Leave out the pictures, and write out exactly the lines from the beginning of the material to the line holding "plt.rcParams['font.family'] = ['Inter', 'DejaVu", that line included, and nothing else.
------ Data
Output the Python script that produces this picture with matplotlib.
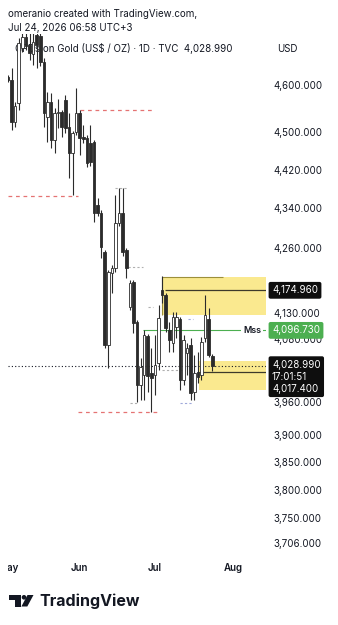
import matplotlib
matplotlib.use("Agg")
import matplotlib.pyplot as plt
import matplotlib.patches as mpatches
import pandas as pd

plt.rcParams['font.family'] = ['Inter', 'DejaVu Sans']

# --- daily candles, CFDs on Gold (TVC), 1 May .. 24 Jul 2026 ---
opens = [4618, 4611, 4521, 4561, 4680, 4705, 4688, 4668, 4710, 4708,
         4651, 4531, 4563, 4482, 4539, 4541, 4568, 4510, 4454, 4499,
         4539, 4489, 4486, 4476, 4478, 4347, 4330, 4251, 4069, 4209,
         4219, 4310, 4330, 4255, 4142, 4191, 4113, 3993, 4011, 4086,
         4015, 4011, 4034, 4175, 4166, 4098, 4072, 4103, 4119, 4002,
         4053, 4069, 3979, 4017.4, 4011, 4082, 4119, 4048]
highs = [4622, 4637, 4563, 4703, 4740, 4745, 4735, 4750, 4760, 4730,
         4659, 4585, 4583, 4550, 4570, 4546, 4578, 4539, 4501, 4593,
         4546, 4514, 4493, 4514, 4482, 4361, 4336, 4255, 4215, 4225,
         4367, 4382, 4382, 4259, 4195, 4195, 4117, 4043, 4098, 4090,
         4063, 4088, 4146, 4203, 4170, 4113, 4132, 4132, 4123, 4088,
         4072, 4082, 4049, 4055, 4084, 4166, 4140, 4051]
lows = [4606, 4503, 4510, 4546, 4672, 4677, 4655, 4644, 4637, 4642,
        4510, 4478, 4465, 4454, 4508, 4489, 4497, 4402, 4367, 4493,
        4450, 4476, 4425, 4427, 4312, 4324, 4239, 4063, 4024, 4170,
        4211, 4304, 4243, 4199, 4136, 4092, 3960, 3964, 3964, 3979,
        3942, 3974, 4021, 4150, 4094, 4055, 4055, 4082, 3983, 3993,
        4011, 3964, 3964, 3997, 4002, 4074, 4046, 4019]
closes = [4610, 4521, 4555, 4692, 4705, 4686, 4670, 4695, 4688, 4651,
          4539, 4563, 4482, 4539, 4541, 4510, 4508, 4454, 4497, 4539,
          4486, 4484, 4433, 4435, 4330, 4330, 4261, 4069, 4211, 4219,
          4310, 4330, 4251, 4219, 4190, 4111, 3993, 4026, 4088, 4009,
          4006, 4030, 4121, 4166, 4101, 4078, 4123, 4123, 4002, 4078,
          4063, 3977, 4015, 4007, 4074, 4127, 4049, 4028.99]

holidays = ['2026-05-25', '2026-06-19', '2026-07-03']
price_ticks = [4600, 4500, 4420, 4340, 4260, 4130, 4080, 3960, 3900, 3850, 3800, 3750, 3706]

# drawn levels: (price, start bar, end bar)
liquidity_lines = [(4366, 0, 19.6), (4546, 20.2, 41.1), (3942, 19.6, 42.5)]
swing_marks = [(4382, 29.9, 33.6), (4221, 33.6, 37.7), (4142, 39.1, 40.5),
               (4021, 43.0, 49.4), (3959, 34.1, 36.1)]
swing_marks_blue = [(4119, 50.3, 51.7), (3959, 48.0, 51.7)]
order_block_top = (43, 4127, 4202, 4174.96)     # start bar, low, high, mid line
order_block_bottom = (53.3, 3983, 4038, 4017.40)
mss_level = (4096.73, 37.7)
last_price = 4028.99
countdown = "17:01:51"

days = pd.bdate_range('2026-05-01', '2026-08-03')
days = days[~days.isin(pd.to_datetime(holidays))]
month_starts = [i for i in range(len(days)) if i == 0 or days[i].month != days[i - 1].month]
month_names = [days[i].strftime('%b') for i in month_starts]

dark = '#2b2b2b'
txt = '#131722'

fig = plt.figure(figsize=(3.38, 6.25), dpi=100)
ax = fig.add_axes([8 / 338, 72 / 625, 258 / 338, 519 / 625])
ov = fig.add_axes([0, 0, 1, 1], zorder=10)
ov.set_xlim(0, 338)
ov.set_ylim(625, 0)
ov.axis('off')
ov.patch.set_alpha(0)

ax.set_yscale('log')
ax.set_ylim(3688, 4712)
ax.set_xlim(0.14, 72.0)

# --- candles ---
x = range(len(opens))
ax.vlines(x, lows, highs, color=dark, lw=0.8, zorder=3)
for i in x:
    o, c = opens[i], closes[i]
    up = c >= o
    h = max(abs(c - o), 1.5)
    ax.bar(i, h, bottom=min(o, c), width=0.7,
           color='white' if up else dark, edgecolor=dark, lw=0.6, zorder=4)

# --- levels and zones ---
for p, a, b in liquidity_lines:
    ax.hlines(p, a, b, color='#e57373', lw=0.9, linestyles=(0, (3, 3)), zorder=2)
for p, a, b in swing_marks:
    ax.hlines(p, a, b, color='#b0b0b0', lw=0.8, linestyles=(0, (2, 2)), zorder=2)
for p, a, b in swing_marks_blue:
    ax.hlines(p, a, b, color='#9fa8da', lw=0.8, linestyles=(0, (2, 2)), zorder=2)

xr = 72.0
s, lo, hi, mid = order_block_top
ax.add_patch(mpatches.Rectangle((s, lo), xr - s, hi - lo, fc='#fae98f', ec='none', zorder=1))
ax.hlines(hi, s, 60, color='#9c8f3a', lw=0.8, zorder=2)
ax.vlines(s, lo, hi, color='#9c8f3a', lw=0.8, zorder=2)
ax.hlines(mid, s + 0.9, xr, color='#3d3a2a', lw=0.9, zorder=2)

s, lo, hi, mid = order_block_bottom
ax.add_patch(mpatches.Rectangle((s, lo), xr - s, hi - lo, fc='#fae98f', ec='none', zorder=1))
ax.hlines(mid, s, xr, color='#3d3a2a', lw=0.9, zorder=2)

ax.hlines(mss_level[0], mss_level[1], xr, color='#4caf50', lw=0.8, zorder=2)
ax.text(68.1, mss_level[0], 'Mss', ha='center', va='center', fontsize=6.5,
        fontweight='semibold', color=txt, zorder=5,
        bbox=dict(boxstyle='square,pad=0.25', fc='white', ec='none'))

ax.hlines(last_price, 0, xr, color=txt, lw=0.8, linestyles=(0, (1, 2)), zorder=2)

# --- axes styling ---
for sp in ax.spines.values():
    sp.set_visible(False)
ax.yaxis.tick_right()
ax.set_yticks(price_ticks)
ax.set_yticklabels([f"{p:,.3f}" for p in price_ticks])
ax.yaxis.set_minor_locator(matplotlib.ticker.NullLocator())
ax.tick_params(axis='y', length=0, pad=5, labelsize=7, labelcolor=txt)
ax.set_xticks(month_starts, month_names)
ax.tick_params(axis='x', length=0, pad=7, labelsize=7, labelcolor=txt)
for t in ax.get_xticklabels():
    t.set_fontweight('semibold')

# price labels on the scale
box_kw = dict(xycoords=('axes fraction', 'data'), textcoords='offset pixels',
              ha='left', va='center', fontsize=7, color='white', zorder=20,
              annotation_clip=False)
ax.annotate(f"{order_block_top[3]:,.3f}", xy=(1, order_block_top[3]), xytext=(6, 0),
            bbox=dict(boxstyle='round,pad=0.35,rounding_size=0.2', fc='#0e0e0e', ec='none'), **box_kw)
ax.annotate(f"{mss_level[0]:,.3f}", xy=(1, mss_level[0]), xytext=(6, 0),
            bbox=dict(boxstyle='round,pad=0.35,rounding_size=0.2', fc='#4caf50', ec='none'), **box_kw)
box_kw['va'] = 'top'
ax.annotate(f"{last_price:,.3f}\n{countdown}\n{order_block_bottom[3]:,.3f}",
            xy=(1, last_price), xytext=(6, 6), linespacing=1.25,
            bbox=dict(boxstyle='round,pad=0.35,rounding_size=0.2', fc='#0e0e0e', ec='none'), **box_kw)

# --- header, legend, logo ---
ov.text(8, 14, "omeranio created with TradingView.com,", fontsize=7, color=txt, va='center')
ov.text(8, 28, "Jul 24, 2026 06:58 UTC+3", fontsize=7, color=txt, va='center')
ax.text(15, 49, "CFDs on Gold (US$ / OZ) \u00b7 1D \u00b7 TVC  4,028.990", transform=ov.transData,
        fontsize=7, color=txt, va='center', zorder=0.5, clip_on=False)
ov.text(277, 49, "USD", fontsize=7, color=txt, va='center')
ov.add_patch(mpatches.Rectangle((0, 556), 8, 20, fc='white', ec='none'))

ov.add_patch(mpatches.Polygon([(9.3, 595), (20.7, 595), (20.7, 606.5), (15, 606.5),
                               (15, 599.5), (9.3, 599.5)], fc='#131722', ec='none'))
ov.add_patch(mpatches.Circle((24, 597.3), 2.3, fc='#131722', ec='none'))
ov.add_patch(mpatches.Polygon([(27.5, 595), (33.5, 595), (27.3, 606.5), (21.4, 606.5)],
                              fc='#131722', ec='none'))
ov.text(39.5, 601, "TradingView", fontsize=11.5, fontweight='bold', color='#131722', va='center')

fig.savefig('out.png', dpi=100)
------------
* Task output
Output the Python script that produces this picture with matplotlib.
import matplotlib
matplotlib.use("Agg")
import matplotlib.pyplot as plt
import matplotlib.patches as mpatches
import pandas as pd

plt.rcParams['font.family'] = ['Inter', 'DejaVu Sans']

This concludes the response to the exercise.